**Short exercise**
Scan the data. Collect each line that contains the word "with".

[START OF Records for this task]

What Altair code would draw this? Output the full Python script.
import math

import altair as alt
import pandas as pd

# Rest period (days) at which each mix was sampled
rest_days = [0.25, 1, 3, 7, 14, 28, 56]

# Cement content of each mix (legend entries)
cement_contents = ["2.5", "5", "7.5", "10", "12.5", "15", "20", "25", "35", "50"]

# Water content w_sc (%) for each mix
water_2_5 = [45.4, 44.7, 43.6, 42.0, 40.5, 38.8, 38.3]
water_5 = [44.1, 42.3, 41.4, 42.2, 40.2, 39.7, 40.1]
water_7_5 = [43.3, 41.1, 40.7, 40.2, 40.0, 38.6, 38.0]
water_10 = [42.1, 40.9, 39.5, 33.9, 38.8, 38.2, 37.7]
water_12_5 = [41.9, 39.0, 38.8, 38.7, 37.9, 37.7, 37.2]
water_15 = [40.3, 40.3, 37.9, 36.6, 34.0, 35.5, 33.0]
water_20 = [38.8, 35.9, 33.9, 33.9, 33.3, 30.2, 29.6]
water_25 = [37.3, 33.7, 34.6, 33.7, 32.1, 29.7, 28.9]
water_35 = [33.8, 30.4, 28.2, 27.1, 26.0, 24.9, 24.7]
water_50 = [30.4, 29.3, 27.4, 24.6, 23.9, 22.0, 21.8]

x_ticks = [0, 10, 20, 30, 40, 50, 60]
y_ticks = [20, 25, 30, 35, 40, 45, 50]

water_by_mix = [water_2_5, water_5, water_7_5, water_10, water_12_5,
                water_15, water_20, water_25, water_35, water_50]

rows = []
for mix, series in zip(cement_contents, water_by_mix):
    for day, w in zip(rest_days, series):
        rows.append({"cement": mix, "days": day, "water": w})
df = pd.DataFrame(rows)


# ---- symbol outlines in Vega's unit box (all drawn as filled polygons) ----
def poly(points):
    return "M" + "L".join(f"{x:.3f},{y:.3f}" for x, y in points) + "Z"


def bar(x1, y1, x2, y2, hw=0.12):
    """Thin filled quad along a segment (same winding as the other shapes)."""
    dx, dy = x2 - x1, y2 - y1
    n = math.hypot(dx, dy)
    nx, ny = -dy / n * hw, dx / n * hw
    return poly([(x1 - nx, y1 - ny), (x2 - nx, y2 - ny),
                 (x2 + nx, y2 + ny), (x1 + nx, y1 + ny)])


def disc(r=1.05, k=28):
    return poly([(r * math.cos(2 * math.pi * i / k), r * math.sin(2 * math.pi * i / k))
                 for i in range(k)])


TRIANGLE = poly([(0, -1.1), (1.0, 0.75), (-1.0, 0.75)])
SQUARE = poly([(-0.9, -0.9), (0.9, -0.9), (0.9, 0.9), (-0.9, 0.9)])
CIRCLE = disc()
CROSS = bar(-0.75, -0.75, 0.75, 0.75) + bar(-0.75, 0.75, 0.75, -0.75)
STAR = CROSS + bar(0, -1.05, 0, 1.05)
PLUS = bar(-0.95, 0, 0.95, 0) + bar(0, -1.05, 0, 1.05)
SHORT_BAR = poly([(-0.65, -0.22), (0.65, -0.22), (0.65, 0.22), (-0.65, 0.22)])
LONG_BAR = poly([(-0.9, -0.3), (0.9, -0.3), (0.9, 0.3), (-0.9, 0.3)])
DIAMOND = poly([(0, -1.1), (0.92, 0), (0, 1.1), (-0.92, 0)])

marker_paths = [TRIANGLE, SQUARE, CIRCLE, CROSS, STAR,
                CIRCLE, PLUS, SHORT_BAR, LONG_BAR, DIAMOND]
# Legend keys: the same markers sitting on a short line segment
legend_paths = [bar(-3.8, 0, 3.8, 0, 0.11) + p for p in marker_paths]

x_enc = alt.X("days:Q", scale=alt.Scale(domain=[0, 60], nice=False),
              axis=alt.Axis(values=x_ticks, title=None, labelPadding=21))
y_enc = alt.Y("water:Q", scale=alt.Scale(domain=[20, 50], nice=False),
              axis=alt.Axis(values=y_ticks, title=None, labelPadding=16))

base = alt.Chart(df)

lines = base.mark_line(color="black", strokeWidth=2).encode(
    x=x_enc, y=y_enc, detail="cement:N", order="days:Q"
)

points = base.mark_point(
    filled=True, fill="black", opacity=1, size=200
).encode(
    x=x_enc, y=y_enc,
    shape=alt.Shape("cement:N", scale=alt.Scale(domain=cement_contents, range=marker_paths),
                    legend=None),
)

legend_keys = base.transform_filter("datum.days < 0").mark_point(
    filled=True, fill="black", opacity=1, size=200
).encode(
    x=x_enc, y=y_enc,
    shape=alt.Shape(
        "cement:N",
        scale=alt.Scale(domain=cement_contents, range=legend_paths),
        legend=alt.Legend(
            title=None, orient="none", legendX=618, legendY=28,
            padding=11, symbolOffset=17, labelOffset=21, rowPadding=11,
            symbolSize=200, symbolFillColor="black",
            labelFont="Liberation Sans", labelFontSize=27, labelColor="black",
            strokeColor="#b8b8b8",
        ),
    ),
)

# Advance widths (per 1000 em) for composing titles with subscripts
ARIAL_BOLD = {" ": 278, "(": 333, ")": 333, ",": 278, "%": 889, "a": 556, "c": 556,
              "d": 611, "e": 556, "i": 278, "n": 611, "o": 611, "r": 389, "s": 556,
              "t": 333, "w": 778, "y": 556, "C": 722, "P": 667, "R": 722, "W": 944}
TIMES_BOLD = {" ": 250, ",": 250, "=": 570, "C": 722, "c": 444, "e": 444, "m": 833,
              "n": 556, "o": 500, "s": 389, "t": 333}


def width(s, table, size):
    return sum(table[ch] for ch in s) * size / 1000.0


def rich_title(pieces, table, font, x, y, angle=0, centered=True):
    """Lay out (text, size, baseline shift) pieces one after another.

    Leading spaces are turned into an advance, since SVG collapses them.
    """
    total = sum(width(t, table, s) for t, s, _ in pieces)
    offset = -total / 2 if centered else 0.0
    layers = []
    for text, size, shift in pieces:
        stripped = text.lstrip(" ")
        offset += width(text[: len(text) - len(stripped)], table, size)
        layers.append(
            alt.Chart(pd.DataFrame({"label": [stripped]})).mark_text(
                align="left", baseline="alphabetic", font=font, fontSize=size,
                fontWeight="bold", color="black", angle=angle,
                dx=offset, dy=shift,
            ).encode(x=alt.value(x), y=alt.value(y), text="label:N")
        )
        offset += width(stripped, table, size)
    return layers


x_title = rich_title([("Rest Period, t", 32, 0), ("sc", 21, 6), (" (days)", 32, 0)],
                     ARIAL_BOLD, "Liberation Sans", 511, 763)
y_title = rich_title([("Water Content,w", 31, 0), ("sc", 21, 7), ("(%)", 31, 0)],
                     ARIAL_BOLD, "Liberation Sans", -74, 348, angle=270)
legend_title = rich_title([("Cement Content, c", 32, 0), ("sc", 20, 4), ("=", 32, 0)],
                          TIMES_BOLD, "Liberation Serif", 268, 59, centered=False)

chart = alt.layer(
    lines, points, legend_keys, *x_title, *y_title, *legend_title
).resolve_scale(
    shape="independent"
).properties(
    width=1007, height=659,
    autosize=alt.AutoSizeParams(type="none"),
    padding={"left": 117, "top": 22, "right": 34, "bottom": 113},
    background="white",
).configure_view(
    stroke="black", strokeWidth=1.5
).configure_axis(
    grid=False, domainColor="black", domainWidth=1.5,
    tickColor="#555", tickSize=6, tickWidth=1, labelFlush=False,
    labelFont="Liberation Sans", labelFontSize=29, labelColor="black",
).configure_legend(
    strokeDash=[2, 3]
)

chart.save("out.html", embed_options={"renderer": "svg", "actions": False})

[END OF Records for this task]
[START OF Records for this task]

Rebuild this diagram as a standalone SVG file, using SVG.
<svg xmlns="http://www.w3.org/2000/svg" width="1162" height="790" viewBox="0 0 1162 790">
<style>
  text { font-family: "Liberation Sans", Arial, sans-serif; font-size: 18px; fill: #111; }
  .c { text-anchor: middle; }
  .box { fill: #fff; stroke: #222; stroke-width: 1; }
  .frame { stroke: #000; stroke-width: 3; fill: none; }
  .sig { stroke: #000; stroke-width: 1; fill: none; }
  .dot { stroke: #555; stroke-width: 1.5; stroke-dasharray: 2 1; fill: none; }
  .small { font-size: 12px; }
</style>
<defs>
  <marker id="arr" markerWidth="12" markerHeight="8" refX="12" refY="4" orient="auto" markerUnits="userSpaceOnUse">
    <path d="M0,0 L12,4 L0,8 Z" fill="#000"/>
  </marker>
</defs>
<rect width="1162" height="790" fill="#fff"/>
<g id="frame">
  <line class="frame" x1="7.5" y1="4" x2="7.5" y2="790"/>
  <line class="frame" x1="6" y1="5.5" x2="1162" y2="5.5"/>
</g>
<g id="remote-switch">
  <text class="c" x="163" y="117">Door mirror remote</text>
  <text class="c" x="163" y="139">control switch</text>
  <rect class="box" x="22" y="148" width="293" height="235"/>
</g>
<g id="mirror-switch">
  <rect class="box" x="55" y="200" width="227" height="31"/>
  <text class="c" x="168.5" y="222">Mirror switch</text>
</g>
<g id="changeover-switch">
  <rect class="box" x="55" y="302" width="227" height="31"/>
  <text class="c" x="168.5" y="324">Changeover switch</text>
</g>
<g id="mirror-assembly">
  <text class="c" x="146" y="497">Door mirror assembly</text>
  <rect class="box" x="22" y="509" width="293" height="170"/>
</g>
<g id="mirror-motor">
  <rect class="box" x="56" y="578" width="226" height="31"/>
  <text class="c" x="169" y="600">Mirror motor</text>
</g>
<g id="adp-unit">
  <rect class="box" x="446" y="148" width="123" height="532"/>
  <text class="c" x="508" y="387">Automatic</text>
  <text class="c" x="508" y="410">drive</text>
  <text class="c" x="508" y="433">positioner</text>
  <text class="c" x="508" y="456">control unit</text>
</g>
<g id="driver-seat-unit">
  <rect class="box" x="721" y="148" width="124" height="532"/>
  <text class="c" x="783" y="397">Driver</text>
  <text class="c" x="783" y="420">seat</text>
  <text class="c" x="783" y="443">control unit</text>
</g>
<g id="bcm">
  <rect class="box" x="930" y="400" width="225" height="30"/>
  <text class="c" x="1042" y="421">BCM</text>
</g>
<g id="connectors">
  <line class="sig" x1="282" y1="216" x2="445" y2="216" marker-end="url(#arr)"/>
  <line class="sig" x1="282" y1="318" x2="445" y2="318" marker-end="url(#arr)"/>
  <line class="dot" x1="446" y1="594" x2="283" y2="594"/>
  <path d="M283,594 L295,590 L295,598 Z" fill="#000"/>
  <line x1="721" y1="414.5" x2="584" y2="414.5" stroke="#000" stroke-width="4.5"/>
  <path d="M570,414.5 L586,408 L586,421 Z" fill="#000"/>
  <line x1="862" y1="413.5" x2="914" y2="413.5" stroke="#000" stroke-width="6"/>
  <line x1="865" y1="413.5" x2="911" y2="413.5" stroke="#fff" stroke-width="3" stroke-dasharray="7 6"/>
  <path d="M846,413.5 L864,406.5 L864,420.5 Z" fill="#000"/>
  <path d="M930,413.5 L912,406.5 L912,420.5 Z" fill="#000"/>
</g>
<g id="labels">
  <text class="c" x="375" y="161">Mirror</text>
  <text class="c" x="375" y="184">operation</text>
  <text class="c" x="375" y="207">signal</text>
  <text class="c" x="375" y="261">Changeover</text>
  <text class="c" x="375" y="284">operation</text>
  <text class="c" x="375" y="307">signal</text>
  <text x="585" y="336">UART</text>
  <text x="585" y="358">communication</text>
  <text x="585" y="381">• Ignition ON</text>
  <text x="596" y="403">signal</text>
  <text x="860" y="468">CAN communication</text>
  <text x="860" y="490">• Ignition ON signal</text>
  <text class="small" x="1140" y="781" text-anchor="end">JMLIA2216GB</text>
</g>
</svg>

[END OF Records for this task]
[START OF Records for this task]

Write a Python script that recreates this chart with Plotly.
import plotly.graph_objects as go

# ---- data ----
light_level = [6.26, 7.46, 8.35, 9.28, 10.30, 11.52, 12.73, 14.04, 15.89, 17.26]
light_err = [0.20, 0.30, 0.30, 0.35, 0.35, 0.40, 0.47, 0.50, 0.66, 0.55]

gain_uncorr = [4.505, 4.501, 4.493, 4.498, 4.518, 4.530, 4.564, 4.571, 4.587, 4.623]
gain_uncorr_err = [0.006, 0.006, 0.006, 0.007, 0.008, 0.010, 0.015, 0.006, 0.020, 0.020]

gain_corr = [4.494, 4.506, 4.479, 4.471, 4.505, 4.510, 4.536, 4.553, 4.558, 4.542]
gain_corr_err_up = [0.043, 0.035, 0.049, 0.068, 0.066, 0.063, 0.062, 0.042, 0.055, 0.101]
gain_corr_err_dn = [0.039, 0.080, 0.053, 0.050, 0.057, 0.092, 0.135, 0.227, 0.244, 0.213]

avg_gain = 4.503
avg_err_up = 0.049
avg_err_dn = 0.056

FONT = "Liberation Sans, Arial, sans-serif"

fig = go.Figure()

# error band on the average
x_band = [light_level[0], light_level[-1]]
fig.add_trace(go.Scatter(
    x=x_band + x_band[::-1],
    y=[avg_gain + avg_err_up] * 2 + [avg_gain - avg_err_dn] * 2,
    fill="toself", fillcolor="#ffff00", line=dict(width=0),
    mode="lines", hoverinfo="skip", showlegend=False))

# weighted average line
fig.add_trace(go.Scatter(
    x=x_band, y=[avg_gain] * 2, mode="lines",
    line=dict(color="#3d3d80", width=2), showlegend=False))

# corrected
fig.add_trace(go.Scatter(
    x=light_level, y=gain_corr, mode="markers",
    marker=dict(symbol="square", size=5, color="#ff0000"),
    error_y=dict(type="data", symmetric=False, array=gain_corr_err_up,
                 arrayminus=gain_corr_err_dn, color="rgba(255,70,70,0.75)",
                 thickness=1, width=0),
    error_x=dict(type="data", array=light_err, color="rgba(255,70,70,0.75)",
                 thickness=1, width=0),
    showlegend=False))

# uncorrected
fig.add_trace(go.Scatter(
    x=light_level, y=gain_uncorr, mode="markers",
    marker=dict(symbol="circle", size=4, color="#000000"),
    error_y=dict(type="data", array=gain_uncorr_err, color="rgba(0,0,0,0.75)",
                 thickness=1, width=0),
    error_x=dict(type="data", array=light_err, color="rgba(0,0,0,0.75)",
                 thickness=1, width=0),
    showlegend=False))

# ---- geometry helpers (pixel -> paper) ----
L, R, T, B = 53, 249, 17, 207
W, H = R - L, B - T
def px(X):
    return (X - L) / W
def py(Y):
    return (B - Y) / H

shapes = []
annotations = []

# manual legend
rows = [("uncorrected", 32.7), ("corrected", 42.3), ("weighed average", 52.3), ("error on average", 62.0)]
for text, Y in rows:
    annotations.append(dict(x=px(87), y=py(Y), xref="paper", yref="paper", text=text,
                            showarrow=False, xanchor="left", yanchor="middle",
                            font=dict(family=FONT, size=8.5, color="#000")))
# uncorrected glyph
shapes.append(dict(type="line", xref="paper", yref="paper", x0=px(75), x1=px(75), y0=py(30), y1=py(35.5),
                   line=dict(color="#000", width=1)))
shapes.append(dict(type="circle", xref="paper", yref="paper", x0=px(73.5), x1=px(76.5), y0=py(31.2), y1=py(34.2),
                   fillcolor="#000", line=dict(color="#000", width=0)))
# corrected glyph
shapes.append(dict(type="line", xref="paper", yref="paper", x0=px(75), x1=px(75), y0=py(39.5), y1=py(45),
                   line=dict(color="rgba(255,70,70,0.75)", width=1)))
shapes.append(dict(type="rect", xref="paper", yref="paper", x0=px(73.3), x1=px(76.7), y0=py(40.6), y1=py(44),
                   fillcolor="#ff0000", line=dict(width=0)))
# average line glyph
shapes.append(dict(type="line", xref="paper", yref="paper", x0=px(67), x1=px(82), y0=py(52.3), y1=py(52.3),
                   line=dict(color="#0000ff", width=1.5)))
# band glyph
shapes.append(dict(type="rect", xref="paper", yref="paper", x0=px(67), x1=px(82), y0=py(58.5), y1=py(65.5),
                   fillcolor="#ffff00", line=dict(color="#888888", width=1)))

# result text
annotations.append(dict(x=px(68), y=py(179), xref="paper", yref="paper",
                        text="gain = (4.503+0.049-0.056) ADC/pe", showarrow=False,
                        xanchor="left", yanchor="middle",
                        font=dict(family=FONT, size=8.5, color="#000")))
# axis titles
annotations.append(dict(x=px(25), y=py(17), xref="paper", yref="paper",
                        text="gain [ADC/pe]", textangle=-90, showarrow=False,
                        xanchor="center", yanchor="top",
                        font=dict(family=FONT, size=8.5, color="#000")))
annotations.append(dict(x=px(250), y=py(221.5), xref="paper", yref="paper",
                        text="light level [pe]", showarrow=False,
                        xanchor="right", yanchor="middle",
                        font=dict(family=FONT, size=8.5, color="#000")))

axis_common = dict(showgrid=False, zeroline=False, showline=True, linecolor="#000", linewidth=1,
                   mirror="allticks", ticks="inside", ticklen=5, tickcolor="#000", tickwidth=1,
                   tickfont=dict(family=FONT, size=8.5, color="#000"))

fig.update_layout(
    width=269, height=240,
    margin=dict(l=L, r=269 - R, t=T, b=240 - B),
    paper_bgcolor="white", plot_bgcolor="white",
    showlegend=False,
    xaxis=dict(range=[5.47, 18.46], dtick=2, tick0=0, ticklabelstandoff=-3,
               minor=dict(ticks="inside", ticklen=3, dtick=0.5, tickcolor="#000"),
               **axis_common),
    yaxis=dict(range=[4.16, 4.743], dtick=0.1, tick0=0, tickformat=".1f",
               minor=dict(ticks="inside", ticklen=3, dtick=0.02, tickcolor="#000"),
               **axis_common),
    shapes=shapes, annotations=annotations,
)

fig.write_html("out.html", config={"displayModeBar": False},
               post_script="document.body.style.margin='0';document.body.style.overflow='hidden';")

[END OF Records for this task]

**Reply**
# Advance widths (per 1000 em) for composing titles with subscripts
Write a Python script that recreates this chart with Plotly.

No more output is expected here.